### Set problem
Repeat every line exactly, keeping the pictures out of the copy.

### Stored data
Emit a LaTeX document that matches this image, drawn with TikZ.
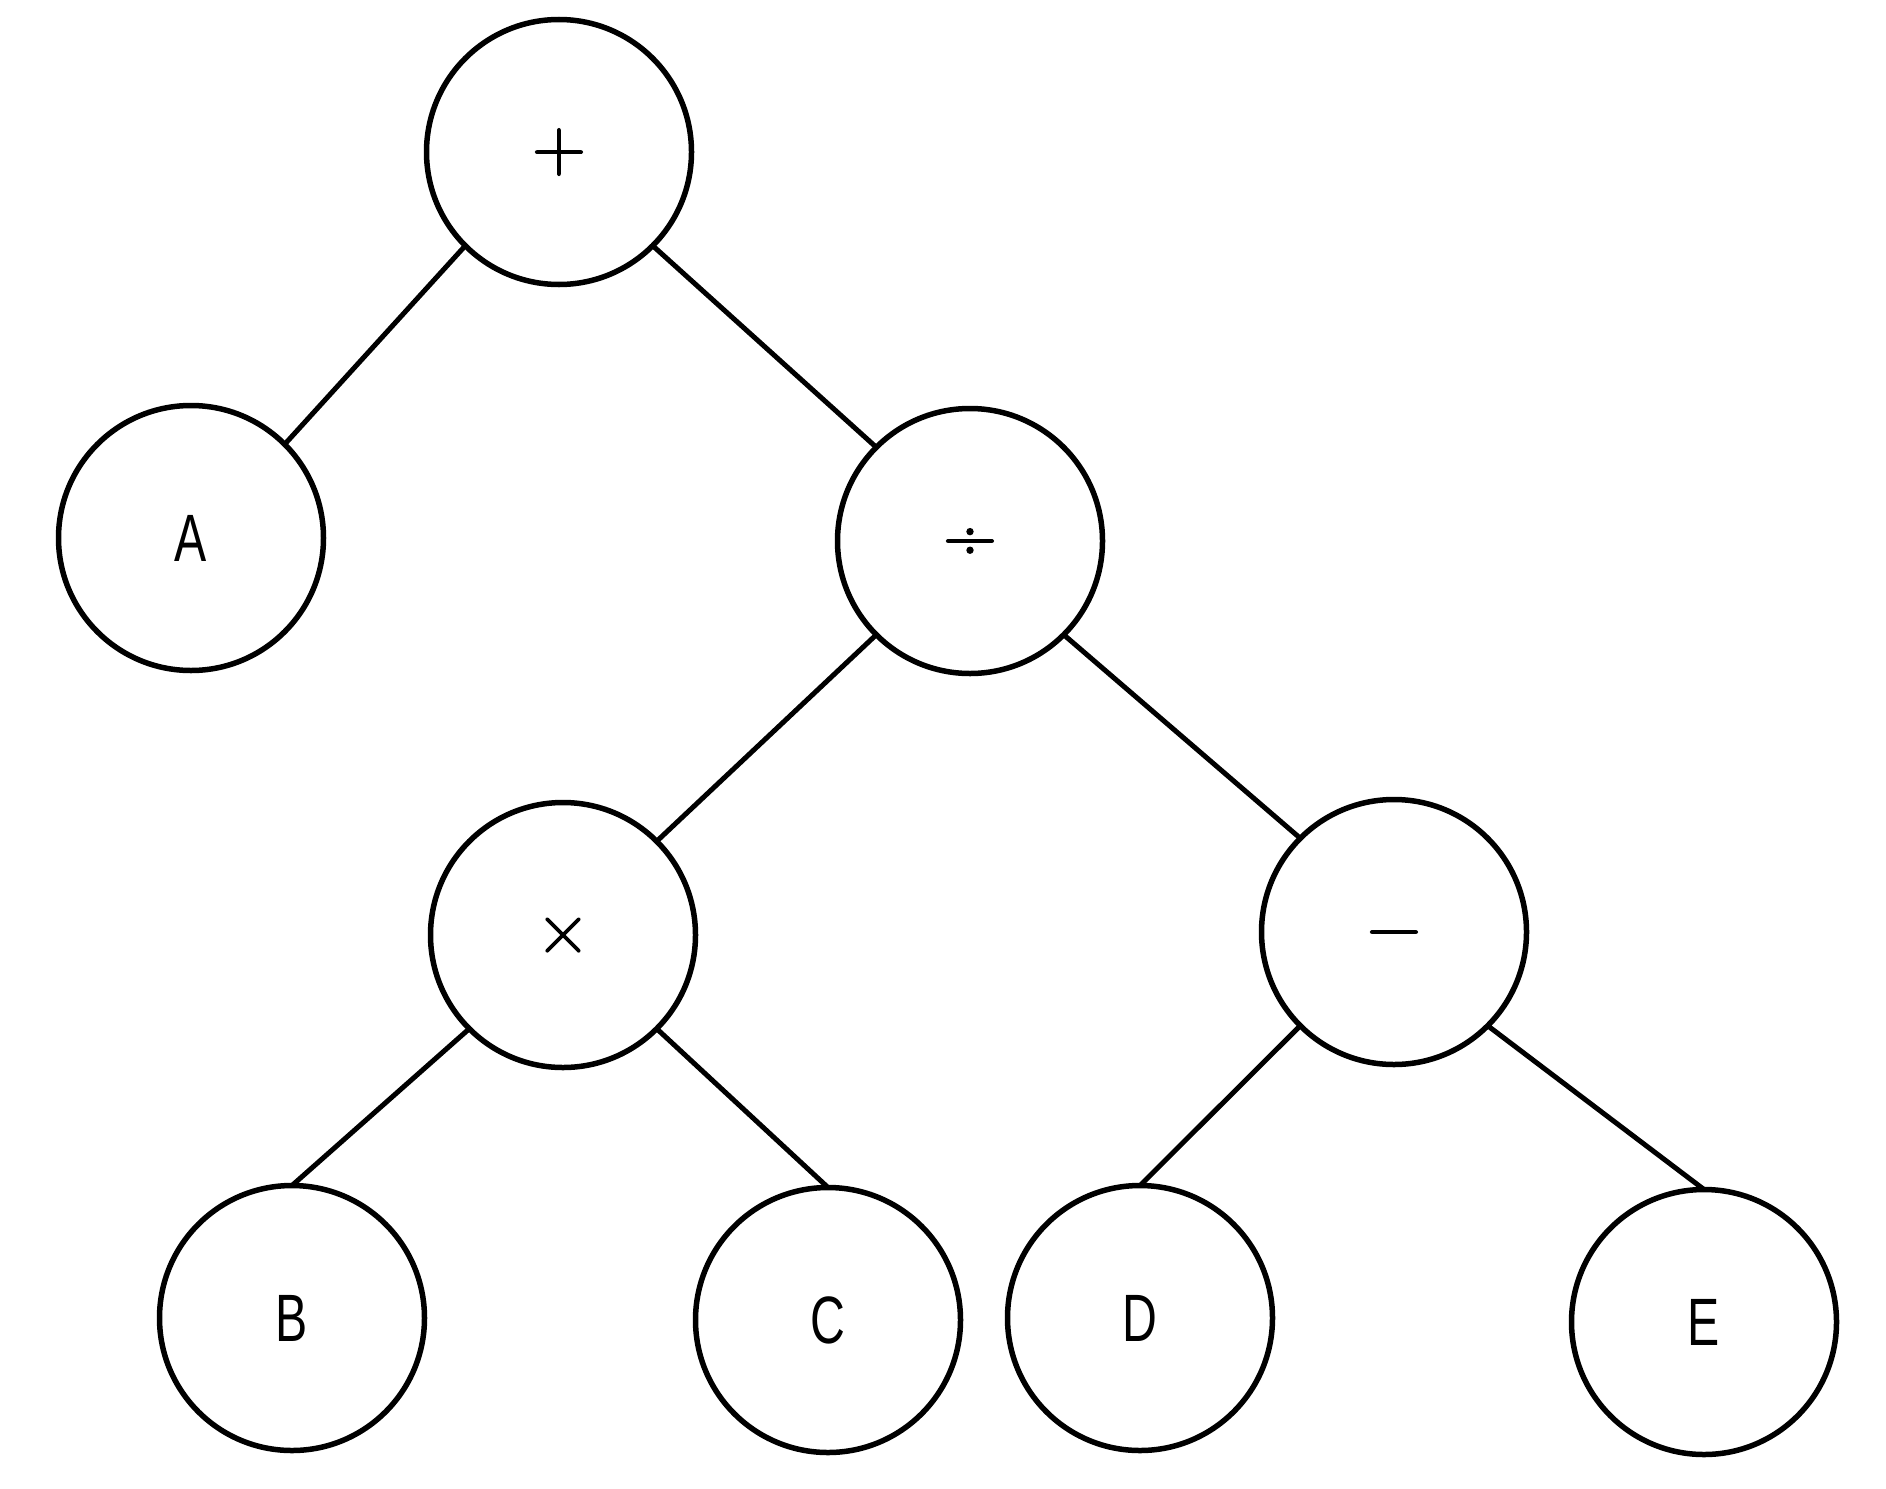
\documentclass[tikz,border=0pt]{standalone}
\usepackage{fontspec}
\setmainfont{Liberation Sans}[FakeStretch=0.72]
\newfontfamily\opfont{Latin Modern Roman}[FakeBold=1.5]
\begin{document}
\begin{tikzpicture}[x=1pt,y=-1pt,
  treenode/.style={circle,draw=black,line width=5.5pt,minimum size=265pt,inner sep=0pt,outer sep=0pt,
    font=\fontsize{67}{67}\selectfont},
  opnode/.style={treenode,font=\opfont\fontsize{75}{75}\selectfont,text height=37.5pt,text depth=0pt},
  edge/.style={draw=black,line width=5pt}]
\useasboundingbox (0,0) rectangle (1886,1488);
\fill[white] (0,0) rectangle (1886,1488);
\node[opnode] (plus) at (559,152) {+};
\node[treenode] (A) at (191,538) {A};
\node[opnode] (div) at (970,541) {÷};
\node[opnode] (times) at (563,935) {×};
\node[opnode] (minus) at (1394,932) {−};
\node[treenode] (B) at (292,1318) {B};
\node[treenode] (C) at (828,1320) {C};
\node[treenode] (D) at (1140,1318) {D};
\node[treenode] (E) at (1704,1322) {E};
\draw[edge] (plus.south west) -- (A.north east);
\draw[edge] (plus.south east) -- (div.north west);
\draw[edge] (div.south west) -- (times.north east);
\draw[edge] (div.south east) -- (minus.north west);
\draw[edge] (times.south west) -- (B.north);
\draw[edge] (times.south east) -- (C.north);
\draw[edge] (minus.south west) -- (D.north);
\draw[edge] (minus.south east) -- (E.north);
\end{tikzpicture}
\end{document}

### Answer
Emit a LaTeX document that matches this image, drawn with TikZ.
\documentclass[tikz,border=0pt]{standalone}
\usepackage{fontspec}
\setmainfont{Liberation Sans}[FakeStretch=0.72]
\newfontfamily\opfont{Latin Modern Roman}[FakeBold=1.5]
\begin{document}
\begin{tikzpicture}[x=1pt,y=-1pt,
  treenode/.style={circle,draw=black,line width=5.5pt,minimum size=265pt,inner sep=0pt,outer sep=0pt,
    font=\fontsize{67}{67}\selectfont},
  opnode/.style={treenode,font=\opfont\fontsize{75}{75}\selectfont,text height=37.5pt,text depth=0pt},
  edge/.style={draw=black,line width=5pt}]
\useasboundingbox (0,0) rectangle (1886,1488);
\fill[white] (0,0) rectangle (1886,1488);
\node[opnode] (plus) at (559,152) {+};
\node[treenode] (A) at (191,538) {A};
\node[opnode] (div) at (970,541) {÷};
\node[opnode] (times) at (563,935) {×};
\node[opnode] (minus) at (1394,932) {−};
\node[treenode] (B) at (292,1318) {B};
\node[treenode] (C) at (828,1320) {C};
\node[treenode] (D) at (1140,1318) {D};
\node[treenode] (E) at (1704,1322) {E};
\draw[edge] (plus.south west) -- (A.north east);
\draw[edge] (plus.south east) -- (div.north west);
\draw[edge] (div.south west) -- (times.north east);
\draw[edge] (div.south east) -- (minus.north west);
\draw[edge] (times.south west) -- (B.north);
\draw[edge] (times.south east) -- (C.north);
\draw[edge] (minus.south west) -- (D.north);
\draw[edge] (minus.south east) -- (E.north);
\end{tikzpicture}
\end{document}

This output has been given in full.